I have bracketed the red LED that indicates the next stop (bottom right) because it is almost impossible to see at any distance. My very first thought was “What the hell are they going to do if a new station is added or a station is shut down?” and I have yet to come up with an answer. I guess they will have to either replace those panels or drill some holes and slap on some stickers as the transit system changes over time. More importantly, the map is located at the midway point of the car on only one side, which will be functionally invisible to most passengers on a crowded train (I myself noticed it only on my second ride). It’s an odd decision at best, and an expensive boondoggle of a bureaucrat at worst. At least there is a clout job in it for someone to change all those tiny lights as they burn out (if anyone from CTA is reading, I have experience installing light bulbs and, yes, I am interested in a high paying job replacing those lights).

Onto the seating configuration. The entrances are now free from seats as well as the highly unusual divider that is still present on some Blue line trains which divides the two folding doors and prevents anyone from entering/exiting comfortably. It makes much more sense to have that area freed up, both for persons in a wheelchair and for persons who want to stand with bikes; likewise, you can fit many more passengers in that area. On my rides, however, I noticed that passengers tended to congregate at the entrances still. This must be force of habit, as the cars have many more convenient handholds in the form of vertical poles and dangling loops in the interval between the doors. Lines on the floor clearly demarcate where standees should be in order to keep the isles clear, which seems like a small thing, but is important nonetheless. Consider when you line up at a bank of self-checkout kiosks at the supermarket: there is a great deal of confusion, anxiety, and frustration when it is not clear where you should be standing (for conscientious individuals at least).

The seating is similar to what I experienced in Boston: aisle-facing bucket seats.
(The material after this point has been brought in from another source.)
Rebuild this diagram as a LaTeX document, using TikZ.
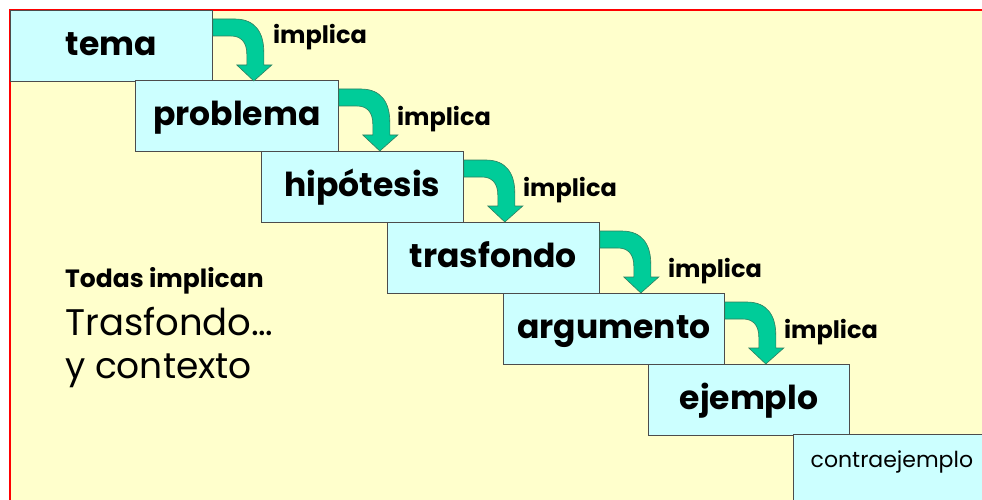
\documentclass[tikz,border=0pt]{standalone}
\usepackage{fontspec}
\setmainfont{Poppins}
\usepackage{tikz}
\usetikzlibrary{positioning, calc}

\definecolor{cream}{HTML}{FFFFCC}
\definecolor{paleblue}{HTML}{CCFFFF}
\definecolor{turq}{HTML}{00CC99}
\definecolor{turqdark}{HTML}{2F7F5F}

% bent block arrow from the top right corner of a step down to the next one
\newcommand{\bentarrow}[1]{%
  \begin{scope}[shift={(#1.north east)}]
    \draw[turn] (0,-9) -- (22,-9) .. controls (42,-9) and (51,-22) .. (51,-42) -- (51,-55) -- (59,-55) -- (41,-71) -- (24,-55) -- (34,-55) -- (34,-44) .. controls (34,-32) and (28,-26) .. (18,-26) -- (0,-26) -- cycle;
  \end{scope}}

\begin{document}
\begin{tikzpicture}[
    x=1pt, y=1pt,
    box/.style={draw=black!70, line width=0.8pt, fill=paleblue, rectangle, anchor=north west, minimum height=71pt, inner sep=0pt, text height=26pt, text depth=6pt, font=\bfseries\fontsize{33}{36}\selectfont},
    turn/.style={draw=turqdark, line width=0.6pt, fill=turq},
    implies/.style={anchor=base, inner sep=0pt, font=\bfseries\fontsize{24}{28}\selectfont},
    note/.style={anchor=base west, inner sep=0pt},
]
\useasboundingbox (0,0) rectangle (982,-500);

% Background
\fill[cream] (10,-10) rectangle (982,-500);
\draw[red, line width=1.2pt] (10,-500) -- (10,-10) -- (982,-10);

% Steps
\node[box, minimum width=202pt] (tema) at (10,-10) {tema};
\node[box, minimum width=203pt] (problema) at (135,-80) {problema};
\node[box, minimum width=202pt] (hipotesis) at (261,-151) {hipótesis};
\node[box, minimum width=212pt] (trasfondo) at (387,-222) {trasfondo};
\node[box, minimum width=221pt] (argumento) at (503,-293) {argumento};
\node[box, minimum width=201pt] (ejemplo) at (648,-364) {ejemplo};
\node[box, minimum width=197pt, minimum height=70pt, text height=6pt, text depth=10pt, font=\fontsize{22}{26}\selectfont] (contra) at (793,-434) {contraejemplo};

% Arrows
\bentarrow{tema}
\bentarrow{problema}
\bentarrow{hipotesis}
\bentarrow{trasfondo}
\bentarrow{argumento}

% Labels
\node[implies] (imp1) at (320,-44) {implica};
\node[implies] (imp2) at (444,-126) {implica};
\node[implies] (imp3) at (570,-196) {implica};
\node[implies] (imp4) at (715,-277) {implica};
\node[implies] (imp5) at (831,-338) {implica};

% Note
\node[note, font=\bfseries\fontsize{25}{28}\selectfont] (todas) at (65,-287) {Todas implican};
\node[note, font=\fontsize{37}{40}\selectfont] (trasf) at (65,-335) {Trasfondo\ldots};
\node[note, font=\fontsize{36}{38}\selectfont] (contexto) at (65,-378) {y contexto};

\end{tikzpicture}
\end{document}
From what I hear, in New York the heavy rail has aisle-facing bench seating (New Yorkers feel free to correct me). Anyone who’s sat in a bench seat in a car knows the downside: when a turn happens, you slide right into the person next to you. The disadvantage of bucket seats is that there are discrete spaces you can occupy, which means you’re probably rubbing shoulders with the person next to you. Neither is ideal, but benches at least give people the option of spacing things out themselves (with or without bags and parcels) as opposed to bucket seats in banks of three (vertical poles separating each bank), which are pretty rigid on how much space you are occupying and how you can sit. I suppose like most public seating, benches encourage people laying down, which is a serious issue as homeless people looking for a comfortable sleeping surface and jerks looking to take up all the seating space will be all over that. Seat dividers ultimately keep people upright.

My suspicion is that if there were more outreach on the part of the CTA as to the layout of train seating, people would have a much easier time accepting the configuration. The CTA usually follows the bare minimum of public feedback: a few public hearings at inconvenient times/locations and some vague announcements buried on their website and in small print on 8.5×11 sheets on buses.

Even though we are stuck with the seats we are given, I know that city residents are not modest about their opinions on public transit decisions, so I encourage you to tell me and the CTA what you think about the Railroad of the Future.